* **WHAT IS NEEDED**
Print the listing as it stands, omitting all images.

· · ·

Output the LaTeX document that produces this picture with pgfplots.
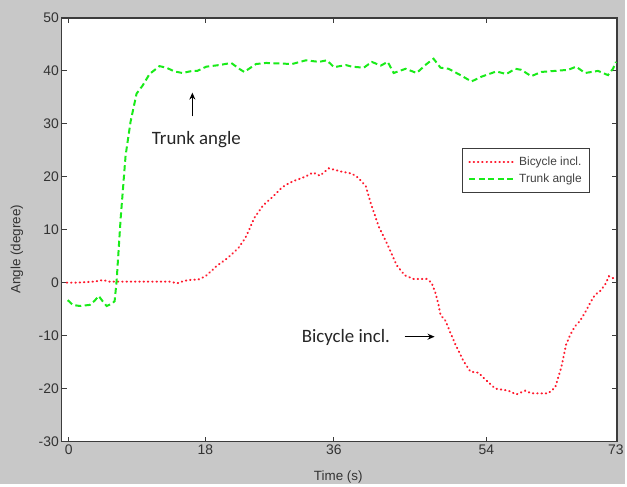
\documentclass[border=0pt]{standalone}
\usepackage{fontspec}
\setmainfont{Liberation Sans}
\newfontfamily\calib{Carlito}
\usepackage{pgfplots}
\pgfplotsset{compat=1.18}
\usetikzlibrary{arrows.meta}
\definecolor{bg}{RGB}{200,200,200}
\definecolor{axgray}{RGB}{60,60,60}
\definecolor{redline}{RGB}{255,25,45}
\definecolor{greenline}{RGB}{25,235,25}
\begin{document}
\begin{tikzpicture}
\fill[bg] (0,0) rectangle (627bp,486bp);
\begin{axis}[
  at={(62bp,43bp)}, anchor=south west,
  scale only axis, width=557bp, height=425bp,
  xmin=62, xmax=619, ymin=-30, ymax=50,
  xtick={69,206,335,488,618}, xticklabels={0,18,36,54,73},
  ytick={-30,-20,...,50},
  tick align=inside, major tick length=5bp,
  axis background/.style={fill=white},
  axis line style={draw=axgray, line width=1.4bp},
  every tick/.style={axgray, line width=0.8bp},
  tick label style={font=\fontsize{14}{16}\selectfont, text=black!80},
  yticklabel style={xshift=0.5bp},
  /pgf/number format/assume math mode=true,
  xlabel={Time (s)}, ylabel={Angle (degree)},
  label style={font=\fontsize{13.5}{15}\selectfont, text=black!80},
  xlabel style={at={(axis description cs:0.498,-0.092)}, anchor=base},
  ylabel style={at={(axis description cs:-0.081,0.454)}, anchor=center},
  legend style={at={(0.9515,0.6918)}, anchor=north east, draw=axgray, line width=0.8bp,
    font=\fontsize{12}{14}\selectfont, text=black!75, inner xsep=6bp, inner ysep=6bp,
    row sep=3bp},
  legend cell align=left,
  legend image code/.code={\draw[#1] (0bp,0bp) -- (44bp,0bp); \path (47bp,0bp);},
]
\addplot[redline, line width=2bp, line cap=round, dash pattern=on 0.5bp off 3.8bp] coordinates {
(67,0) (75,0) (85,0.1) (95,0.2) (103,0.5) (110,0.2) (125,0.2) (140,0.2) (155,0.2) (170,0.2)
(178,-0.1) (184,0.3) (189,0.5) (199,0.6) (206,1.2) (212,2.2) (217,3.1) (228,4.6) (239,6.5)
(246,8.4) (250,10) (255,12.2) (264,14.6) (274,16.3) (283,18) (290,18.8) (296,19.3) (306,20.0)
(314,20.8) (321,20.2) (330,21.6) (342,21.0) (353,20.6) (358,20) (362,19.3) (367,18.2) (372,15.0)
(380,10.6) (389,7.1) (398,3.3) (406,1.4) (415,0.7) (428,0.7) (433,0) (437,-2) (440,-4.2)
(442,-6.1) (447,-7.2) (452,-9.5) (457,-11.7) (465,-14.8) (472,-16.8) (480,-17.0) (487,-18.3)
(497,-20) (510,-20.4) (518,-21.1) (527,-20.4) (533,-20.9) (550,-20.9) (557,-19.8) (563,-16.1)
(568,-11.7) (572,-9.9) (577,-8.2) (582,-7.2) (588,-5.3) (593,-3.5) (597,-2.3) (602,-1.6)
(607,-0.4) (611,1.2) (617,0.7)
};
\addlegendentry{Bicycle incl.}
\addplot[greenline, line width=2bp, dash pattern=on 6bp off 3.5bp] coordinates {
(68,-3.3) (73,-4.2) (80,-4.4) (90,-4.2) (95,-3.4) (99,-2.5) (103,-3.5) (107,-4.4) (112,-4.0)
(115,-3.5) (117,0.3) (121,12) (126,24) (131,30.4) (137,35.7) (143,37.2) (150,39.4) (160,40.9)
(167,40.6) (175,39.9) (183,39.6) (193,40.0) (198,40) (207,40.8) (220,41.1) (232,41.5) (240,40.4)
(245,39.8) (257,41.3) (267,41.5) (293,41.3) (307,42) (320,41.7) (328,42) (335,40.7) (347,41.1)
(353,40.8) (365,40.6) (373,41.7) (382,41.0) (389,41.7) (395,39.6) (407,40.4) (418,39.6)
(428,41.3) (435,42.3) (442,40.6) (450,40.4) (462,39.2) (473,38.0) (483,38.9) (498,39.9)
(508,39.4) (517,40.4) (523,40.2) (533,39.0) (543,39.8) (557,40.0) (570,40.2) (578,40.8)
(587,39.6) (600,40.0) (610,39.2) (615,40.4) (618,41.7)
};
\addlegendentry{Trunk angle}
\node[font=\calib\fontsize{19}{22}\selectfont, text=black!85] at (axis cs:197,27) {Trunk angle};
\draw[line width=1.5bp, -{Stealth[length=7bp,width=6bp]}] (axis cs:193,31.4) -- (axis cs:193,35.9);
\node[font=\calib\fontsize{19}{22}\selectfont, text=black!85] at (axis cs:347,-10.4) {Bicycle incl.};
\draw[line width=1.5bp, -{Stealth[length=7bp,width=6bp]}] (axis cs:406,-10.2) -- (axis cs:436,-10.2);
\end{axis}
\end{tikzpicture}
\end{document}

· · ·

* **SOLUTION TO THIS EXERCISE**
Output the LaTeX document that produces this picture with pgfplots.
\documentclass[border=0pt]{standalone}
\usepackage{fontspec}
\setmainfont{Liberation Sans}
\newfontfamily\calib{Carlito}
\usepackage{pgfplots}
\pgfplotsset{compat=1.18}
\usetikzlibrary{arrows.meta}
\definecolor{bg}{RGB}{200,200,200}
\definecolor{axgray}{RGB}{60,60,60}
\definecolor{redline}{RGB}{255,25,45}
\definecolor{greenline}{RGB}{25,235,25}
\begin{document}
\begin{tikzpicture}
\fill[bg] (0,0) rectangle (627bp,486bp);
\begin{axis}[
  at={(62bp,43bp)}, anchor=south west,
  scale only axis, width=557bp, height=425bp,
  xmin=62, xmax=619, ymin=-30, ymax=50,
  xtick={69,206,335,488,618}, xticklabels={0,18,36,54,73},
  ytick={-30,-20,...,50},
  tick align=inside, major tick length=5bp,
  axis background/.style={fill=white},
  axis line style={draw=axgray, line width=1.4bp},
  every tick/.style={axgray, line width=0.8bp},
  tick label style={font=\fontsize{14}{16}\selectfont, text=black!80},
  yticklabel style={xshift=0.5bp},
  /pgf/number format/assume math mode=true,
  xlabel={Time (s)}, ylabel={Angle (degree)},
  label style={font=\fontsize{13.5}{15}\selectfont, text=black!80},
  xlabel style={at={(axis description cs:0.498,-0.092)}, anchor=base},
  ylabel style={at={(axis description cs:-0.081,0.454)}, anchor=center},
  legend style={at={(0.9515,0.6918)}, anchor=north east, draw=axgray, line width=0.8bp,
    font=\fontsize{12}{14}\selectfont, text=black!75, inner xsep=6bp, inner ysep=6bp,
    row sep=3bp},
  legend cell align=left,
  legend image code/.code={\draw[#1] (0bp,0bp) -- (44bp,0bp); \path (47bp,0bp);},
]
\addplot[redline, line width=2bp, line cap=round, dash pattern=on 0.5bp off 3.8bp] coordinates {
(67,0) (75,0) (85,0.1) (95,0.2) (103,0.5) (110,0.2) (125,0.2) (140,0.2) (155,0.2) (170,0.2)
(178,-0.1) (184,0.3) (189,0.5) (199,0.6) (206,1.2) (212,2.2) (217,3.1) (228,4.6) (239,6.5)
(246,8.4) (250,10) (255,12.2) (264,14.6) (274,16.3) (283,18) (290,18.8) (296,19.3) (306,20.0)
(314,20.8) (321,20.2) (330,21.6) (342,21.0) (353,20.6) (358,20) (362,19.3) (367,18.2) (372,15.0)
(380,10.6) (389,7.1) (398,3.3) (406,1.4) (415,0.7) (428,0.7) (433,0) (437,-2) (440,-4.2)
(442,-6.1) (447,-7.2) (452,-9.5) (457,-11.7) (465,-14.8) (472,-16.8) (480,-17.0) (487,-18.3)
(497,-20) (510,-20.4) (518,-21.1) (527,-20.4) (533,-20.9) (550,-20.9) (557,-19.8) (563,-16.1)
(568,-11.7) (572,-9.9) (577,-8.2) (582,-7.2) (588,-5.3) (593,-3.5) (597,-2.3) (602,-1.6)
(607,-0.4) (611,1.2) (617,0.7)
};
\addlegendentry{Bicycle incl.}
\addplot[greenline, line width=2bp, dash pattern=on 6bp off 3.5bp] coordinates {
(68,-3.3) (73,-4.2) (80,-4.4) (90,-4.2) (95,-3.4) (99,-2.5) (103,-3.5) (107,-4.4) (112,-4.0)
(115,-3.5) (117,0.3) (121,12) (126,24) (131,30.4) (137,35.7) (143,37.2) (150,39.4) (160,40.9)
(167,40.6) (175,39.9) (183,39.6) (193,40.0) (198,40) (207,40.8) (220,41.1) (232,41.5) (240,40.4)
(245,39.8) (257,41.3) (267,41.5) (293,41.3) (307,42) (320,41.7) (328,42) (335,40.7) (347,41.1)
(353,40.8) (365,40.6) (373,41.7) (382,41.0) (389,41.7) (395,39.6) (407,40.4) (418,39.6)
(428,41.3) (435,42.3) (442,40.6) (450,40.4) (462,39.2) (473,38.0) (483,38.9) (498,39.9)
(508,39.4) (517,40.4) (523,40.2) (533,39.0) (543,39.8) (557,40.0) (570,40.2) (578,40.8)
(587,39.6) (600,40.0) (610,39.2) (615,40.4) (618,41.7)
};
\addlegendentry{Trunk angle}
\node[font=\calib\fontsize{19}{22}\selectfont, text=black!85] at (axis cs:197,27) {Trunk angle};
\draw[line width=1.5bp, -{Stealth[length=7bp,width=6bp]}] (axis cs:193,31.4) -- (axis cs:193,35.9);
\node[font=\calib\fontsize{19}{22}\selectfont, text=black!85] at (axis cs:347,-10.4) {Bicycle incl.};
\draw[line width=1.5bp, -{Stealth[length=7bp,width=6bp]}] (axis cs:406,-10.2) -- (axis cs:436,-10.2);
\end{axis}
\end{tikzpicture}
\end{document}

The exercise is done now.